## start MATERIALS PROVIDED

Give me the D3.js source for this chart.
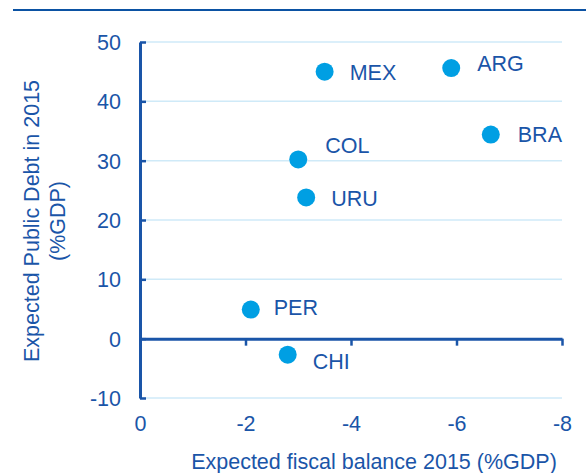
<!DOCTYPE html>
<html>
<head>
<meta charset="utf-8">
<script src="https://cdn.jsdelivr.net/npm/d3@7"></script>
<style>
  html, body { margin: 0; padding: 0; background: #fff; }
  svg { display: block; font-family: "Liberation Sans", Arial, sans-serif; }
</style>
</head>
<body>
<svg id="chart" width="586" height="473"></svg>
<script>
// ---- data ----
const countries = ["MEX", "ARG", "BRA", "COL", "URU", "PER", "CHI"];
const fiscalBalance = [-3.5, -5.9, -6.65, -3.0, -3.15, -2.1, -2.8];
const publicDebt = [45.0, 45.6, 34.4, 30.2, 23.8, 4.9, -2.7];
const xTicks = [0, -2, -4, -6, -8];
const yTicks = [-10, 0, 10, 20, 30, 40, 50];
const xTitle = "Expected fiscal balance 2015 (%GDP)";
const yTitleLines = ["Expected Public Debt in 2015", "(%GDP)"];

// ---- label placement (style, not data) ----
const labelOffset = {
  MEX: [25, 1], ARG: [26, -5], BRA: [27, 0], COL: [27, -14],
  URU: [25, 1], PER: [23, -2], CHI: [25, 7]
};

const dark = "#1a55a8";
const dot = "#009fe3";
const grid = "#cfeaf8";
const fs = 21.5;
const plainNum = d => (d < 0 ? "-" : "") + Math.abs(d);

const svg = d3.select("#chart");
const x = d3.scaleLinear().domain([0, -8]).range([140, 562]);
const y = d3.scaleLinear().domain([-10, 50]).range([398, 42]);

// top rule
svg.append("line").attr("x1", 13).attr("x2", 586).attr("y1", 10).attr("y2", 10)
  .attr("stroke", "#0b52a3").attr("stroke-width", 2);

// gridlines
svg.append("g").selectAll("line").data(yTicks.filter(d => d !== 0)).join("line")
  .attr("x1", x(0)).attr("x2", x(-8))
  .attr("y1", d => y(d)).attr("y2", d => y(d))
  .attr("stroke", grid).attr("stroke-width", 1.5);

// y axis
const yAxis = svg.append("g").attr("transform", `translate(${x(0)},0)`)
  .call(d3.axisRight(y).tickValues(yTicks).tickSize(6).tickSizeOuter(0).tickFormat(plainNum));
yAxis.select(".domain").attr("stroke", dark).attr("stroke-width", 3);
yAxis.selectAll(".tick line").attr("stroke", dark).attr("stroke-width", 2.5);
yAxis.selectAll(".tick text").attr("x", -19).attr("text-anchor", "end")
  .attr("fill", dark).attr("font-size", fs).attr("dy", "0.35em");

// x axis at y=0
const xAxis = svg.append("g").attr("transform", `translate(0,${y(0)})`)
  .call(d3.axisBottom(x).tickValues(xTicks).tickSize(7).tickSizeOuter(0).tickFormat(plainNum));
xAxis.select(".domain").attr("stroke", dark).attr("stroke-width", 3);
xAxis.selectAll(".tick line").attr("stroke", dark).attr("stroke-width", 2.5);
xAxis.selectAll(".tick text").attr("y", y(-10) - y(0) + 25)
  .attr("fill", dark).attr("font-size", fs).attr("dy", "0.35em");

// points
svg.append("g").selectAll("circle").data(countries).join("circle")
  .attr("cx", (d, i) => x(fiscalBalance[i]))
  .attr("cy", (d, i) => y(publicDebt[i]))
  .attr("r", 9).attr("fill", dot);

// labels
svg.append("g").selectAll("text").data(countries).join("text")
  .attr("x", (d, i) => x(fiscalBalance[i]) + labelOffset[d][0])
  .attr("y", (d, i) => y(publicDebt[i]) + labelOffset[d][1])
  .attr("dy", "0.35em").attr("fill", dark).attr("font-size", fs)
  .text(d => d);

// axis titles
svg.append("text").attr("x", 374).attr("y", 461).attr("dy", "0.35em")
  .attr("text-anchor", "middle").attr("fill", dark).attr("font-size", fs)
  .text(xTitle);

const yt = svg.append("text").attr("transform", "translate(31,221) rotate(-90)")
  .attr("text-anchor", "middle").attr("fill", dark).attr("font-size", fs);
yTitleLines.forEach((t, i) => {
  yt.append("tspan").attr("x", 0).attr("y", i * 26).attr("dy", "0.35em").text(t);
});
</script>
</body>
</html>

## end MATERIALS PROVIDED
## start MATERIALS PROVIDED

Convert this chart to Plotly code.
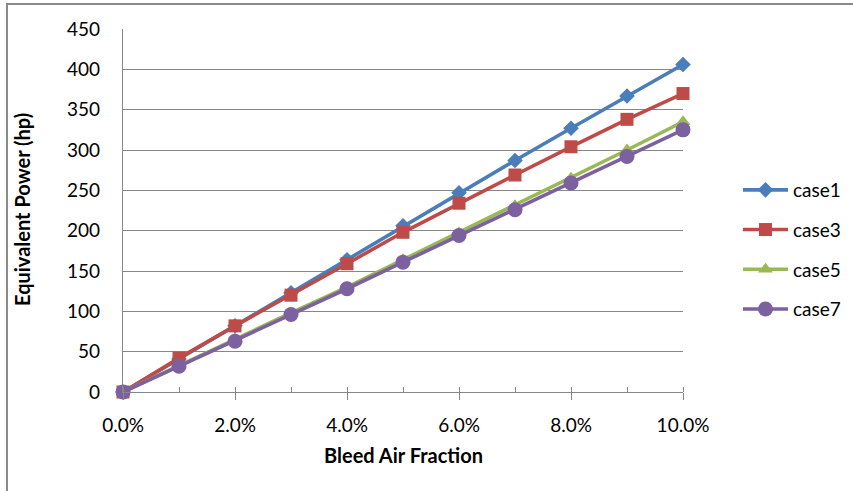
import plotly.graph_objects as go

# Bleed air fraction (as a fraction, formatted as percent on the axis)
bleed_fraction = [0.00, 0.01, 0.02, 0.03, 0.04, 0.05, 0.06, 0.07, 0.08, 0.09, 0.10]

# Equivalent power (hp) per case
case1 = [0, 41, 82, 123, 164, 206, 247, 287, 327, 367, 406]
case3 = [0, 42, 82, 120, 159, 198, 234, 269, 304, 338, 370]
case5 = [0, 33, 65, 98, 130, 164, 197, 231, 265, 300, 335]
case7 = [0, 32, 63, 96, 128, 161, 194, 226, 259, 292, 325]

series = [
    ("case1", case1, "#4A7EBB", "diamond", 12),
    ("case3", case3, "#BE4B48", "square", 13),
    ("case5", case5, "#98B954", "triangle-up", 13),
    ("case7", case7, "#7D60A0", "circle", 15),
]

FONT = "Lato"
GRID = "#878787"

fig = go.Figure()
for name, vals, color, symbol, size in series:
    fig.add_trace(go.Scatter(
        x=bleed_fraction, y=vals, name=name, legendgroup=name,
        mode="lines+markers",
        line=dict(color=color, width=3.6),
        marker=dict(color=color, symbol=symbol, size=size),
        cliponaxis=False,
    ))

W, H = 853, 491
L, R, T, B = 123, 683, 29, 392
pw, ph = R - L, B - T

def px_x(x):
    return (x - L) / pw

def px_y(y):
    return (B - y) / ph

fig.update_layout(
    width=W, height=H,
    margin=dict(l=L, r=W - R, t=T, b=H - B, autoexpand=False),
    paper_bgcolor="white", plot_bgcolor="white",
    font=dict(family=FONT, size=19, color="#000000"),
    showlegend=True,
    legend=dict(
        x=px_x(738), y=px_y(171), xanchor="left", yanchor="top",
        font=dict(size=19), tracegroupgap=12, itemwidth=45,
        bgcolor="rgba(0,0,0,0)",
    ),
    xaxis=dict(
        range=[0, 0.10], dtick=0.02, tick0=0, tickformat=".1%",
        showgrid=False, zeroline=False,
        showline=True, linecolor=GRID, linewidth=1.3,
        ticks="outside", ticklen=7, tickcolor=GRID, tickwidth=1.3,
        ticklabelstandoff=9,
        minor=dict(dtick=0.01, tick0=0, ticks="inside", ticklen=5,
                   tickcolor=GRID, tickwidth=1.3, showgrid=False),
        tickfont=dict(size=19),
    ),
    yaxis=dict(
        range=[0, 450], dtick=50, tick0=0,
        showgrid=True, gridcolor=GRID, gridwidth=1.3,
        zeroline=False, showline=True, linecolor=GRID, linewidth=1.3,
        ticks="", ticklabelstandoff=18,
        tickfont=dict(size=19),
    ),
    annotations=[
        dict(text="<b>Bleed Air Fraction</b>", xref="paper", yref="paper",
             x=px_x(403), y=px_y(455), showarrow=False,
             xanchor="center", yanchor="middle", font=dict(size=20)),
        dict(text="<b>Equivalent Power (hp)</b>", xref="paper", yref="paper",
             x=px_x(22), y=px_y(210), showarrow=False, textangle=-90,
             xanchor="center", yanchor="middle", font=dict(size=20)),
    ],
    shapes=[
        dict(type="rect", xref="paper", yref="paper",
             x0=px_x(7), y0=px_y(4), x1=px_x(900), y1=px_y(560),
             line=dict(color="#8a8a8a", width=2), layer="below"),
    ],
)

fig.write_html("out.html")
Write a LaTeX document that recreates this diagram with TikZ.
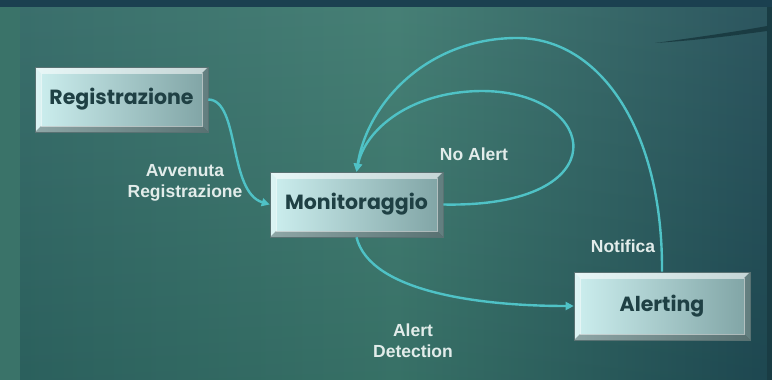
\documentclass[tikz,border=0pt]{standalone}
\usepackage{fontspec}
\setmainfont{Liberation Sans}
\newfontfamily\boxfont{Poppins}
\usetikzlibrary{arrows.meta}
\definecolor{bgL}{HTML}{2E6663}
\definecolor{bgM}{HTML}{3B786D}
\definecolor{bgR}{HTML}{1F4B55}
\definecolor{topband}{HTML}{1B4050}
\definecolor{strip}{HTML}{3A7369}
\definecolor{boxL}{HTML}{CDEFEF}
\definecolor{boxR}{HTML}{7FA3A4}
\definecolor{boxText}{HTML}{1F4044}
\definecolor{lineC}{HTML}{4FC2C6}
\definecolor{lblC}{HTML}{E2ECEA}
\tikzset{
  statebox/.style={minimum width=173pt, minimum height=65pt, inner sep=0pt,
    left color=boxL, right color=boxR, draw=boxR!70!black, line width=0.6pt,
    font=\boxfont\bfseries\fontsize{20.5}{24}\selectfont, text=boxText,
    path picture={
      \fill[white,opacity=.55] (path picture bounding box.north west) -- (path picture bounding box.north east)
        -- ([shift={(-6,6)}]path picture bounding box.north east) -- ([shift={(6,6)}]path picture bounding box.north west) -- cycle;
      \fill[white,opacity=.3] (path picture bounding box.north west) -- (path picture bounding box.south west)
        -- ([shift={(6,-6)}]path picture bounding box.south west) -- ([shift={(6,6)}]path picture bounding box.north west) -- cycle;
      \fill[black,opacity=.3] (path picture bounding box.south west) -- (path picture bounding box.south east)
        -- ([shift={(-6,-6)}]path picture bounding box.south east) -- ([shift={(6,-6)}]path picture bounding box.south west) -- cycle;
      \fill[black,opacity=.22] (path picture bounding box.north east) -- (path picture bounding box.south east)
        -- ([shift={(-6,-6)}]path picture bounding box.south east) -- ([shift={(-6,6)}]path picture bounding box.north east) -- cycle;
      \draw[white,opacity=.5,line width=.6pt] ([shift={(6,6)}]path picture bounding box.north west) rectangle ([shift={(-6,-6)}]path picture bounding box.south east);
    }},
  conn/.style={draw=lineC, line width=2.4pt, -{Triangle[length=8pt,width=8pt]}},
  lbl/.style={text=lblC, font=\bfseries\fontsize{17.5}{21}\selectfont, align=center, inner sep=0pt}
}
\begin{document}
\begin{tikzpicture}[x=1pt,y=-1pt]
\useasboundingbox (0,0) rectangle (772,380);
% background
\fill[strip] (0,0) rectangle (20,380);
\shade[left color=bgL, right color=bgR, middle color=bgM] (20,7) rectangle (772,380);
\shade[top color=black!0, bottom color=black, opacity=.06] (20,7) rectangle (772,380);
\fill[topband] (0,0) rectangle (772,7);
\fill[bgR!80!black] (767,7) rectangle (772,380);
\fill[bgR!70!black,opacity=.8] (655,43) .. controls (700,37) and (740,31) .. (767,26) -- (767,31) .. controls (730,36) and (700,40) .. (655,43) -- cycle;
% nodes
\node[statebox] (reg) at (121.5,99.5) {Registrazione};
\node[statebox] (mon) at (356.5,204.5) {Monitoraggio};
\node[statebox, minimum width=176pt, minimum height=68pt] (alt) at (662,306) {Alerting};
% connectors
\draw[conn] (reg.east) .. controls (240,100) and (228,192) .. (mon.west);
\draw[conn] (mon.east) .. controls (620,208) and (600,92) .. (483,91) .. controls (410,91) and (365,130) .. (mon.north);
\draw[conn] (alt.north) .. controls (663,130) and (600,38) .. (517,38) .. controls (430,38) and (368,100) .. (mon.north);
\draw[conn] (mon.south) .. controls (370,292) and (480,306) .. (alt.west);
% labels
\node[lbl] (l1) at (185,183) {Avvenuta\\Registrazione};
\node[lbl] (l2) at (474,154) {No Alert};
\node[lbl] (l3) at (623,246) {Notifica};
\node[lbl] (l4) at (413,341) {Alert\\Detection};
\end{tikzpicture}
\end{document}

## end MATERIALS PROVIDED

Omit the pictures. Extract exactly the lines that begin with the one holding "Convert this chart to Plotly code." and end with the one holding "return (B - y) / ph", inclusive.

● SOLVED PROBLEM:
Convert this chart to Plotly code.
import plotly.graph_objects as go

# Bleed air fraction (as a fraction, formatted as percent on the axis)
bleed_fraction = [0.00, 0.01, 0.02, 0.03, 0.04, 0.05, 0.06, 0.07, 0.08, 0.09, 0.10]

# Equivalent power (hp) per case
case1 = [0, 41, 82, 123, 164, 206, 247, 287, 327, 367, 406]
case3 = [0, 42, 82, 120, 159, 198, 234, 269, 304, 338, 370]
case5 = [0, 33, 65, 98, 130, 164, 197, 231, 265, 300, 335]
case7 = [0, 32, 63, 96, 128, 161, 194, 226, 259, 292, 325]

series = [
    ("case1", case1, "#4A7EBB", "diamond", 12),
    ("case3", case3, "#BE4B48", "square", 13),
    ("case5", case5, "#98B954", "triangle-up", 13),
    ("case7", case7, "#7D60A0", "circle", 15),
]

FONT = "Lato"
GRID = "#878787"

fig = go.Figure()
for name, vals, color, symbol, size in series:
    fig.add_trace(go.Scatter(
        x=bleed_fraction, y=vals, name=name, legendgroup=name,
        mode="lines+markers",
        line=dict(color=color, width=3.6),
        marker=dict(color=color, symbol=symbol, size=size),
        cliponaxis=False,
    ))

W, H = 853, 491
L, R, T, B = 123, 683, 29, 392
pw, ph = R - L, B - T

def px_x(x):
    return (x - L) / pw

def px_y(y):
    return (B - y) / ph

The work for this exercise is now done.